Countering the painted grey ware theory, Hashmi added, “They had been in use for a longer period. To connect them with Mahabharat period, carbon dating of utensils should be done.”
Farhat Nasreen, who teaches medieval Indian history at Jamia Millia Islamia, also said that recovery of painted grey wares at Purana Qila does not definitively establish its connection with the Mahabharata city. “If a new city was being settled, it would have been on virgin grounds. Probably there might have been a village or two here, which have been associated with Mahabharata because Delhi does have a history of habitation from very ancient times. Even stone-age tools have been found in various sites in Delhi.”
Either way, the site enjoyed its first moment of fame during modern times in August 1533, when Humayun laid the foundation stone of Dinpanah. In Swapna Liddle’s book, Delhi: 14 Historic Walks, the foundation laying ceremony is described as follows: “All the great mushaikh (religious men), the respectable saiyids (descendants of Muḥammad through his daughter Faṭima), the learned persons, and all the elders of the city Delhi accompanied the king to the spot. His majesty with holy hand put a brick on the earth, and then each person from that concourse of great men put a stone on the ground.”
Hashmi said Humayun must have zeroed in on the location for the security it offered. “It was next to the river on an elevated piece of land. River water must have been diverted to the moat, making it more secure in case of an attack.”
After routing Humayun in the battle of Kannauj in 1540, Sher Shah Suri decided to construct another city in Delhi, since building a city was considered the ultimate sign of victory at the time. He opted for the same site as Dinpanah, whose construction site was razed and replaced with that of another new city — Shergarh.
The complex spread over 35 acres, from Feroz Shah Kotla in the north to Nizamuddin’s tomb in the south. Purana Qila was surrounded by 18-metre-high ramparts, and the whole fort was enclosed within a wide moat. Three gates, all double-storied structures, were built with red sandstone and chhatris (domed pavilions).
One of them, built towards the west, is called Sher Shah Darwaza or Lal Darwaza (Red Gate), an imposing structure standing tall next to the Delhi High Court on Mathura Road and Bapa Nagar. This gate was used to enter Shergarh. The remains of a series of apartments with a verandah in front are still visible. Ruins of a structure filled with many small chambers indicate this site also contained a market. The ASI is carrying out a restoration, as parts of the structure collapsed during rain in 2012.
The fort and its remains
At present, no remains of Shergarh are visible except the ruins of Purana Qila and its fortification wall; Kunha Mosque, Sher Shah’s royal chapel; the three gates; and a red stone octagonal tower known as Sher Mandal. The building material used for Sher Shah’s city was later appropriated for the construction of Shahjahanabad, and a significant chunk of the land was taken over for the British imperial city, New Delhi. Similarly, Dinpanah was built with the remains of previous cities of Delhi.
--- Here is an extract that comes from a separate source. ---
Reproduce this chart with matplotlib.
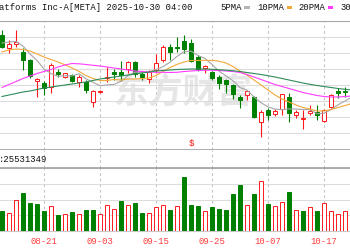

After ruling for five years, Sher Shah died in gun power explosion during a war against Chandel Rajputs in 1545 at Kalinjar in Uttar Pardesh.
No more significant structures were added to Delhi during the remainder of the Sur Empire with the exception of Salimgarh, which was built by Sher Shah’s son, Salim Shah. The fortress, which served as a bulwark against the Mughals, was turned later into a prison by the Mughals and the British, who used it to house Indian National Army leaders such as Shah Nawaz Khan, Prem Kumar Sahgal, and Gurbaksh Singh Dhillon of Indian National Army during their trial in 1945. Fifty years later, the site was made into the Swatantrata Senani Smarak (Freedom Fighters’ Memorial).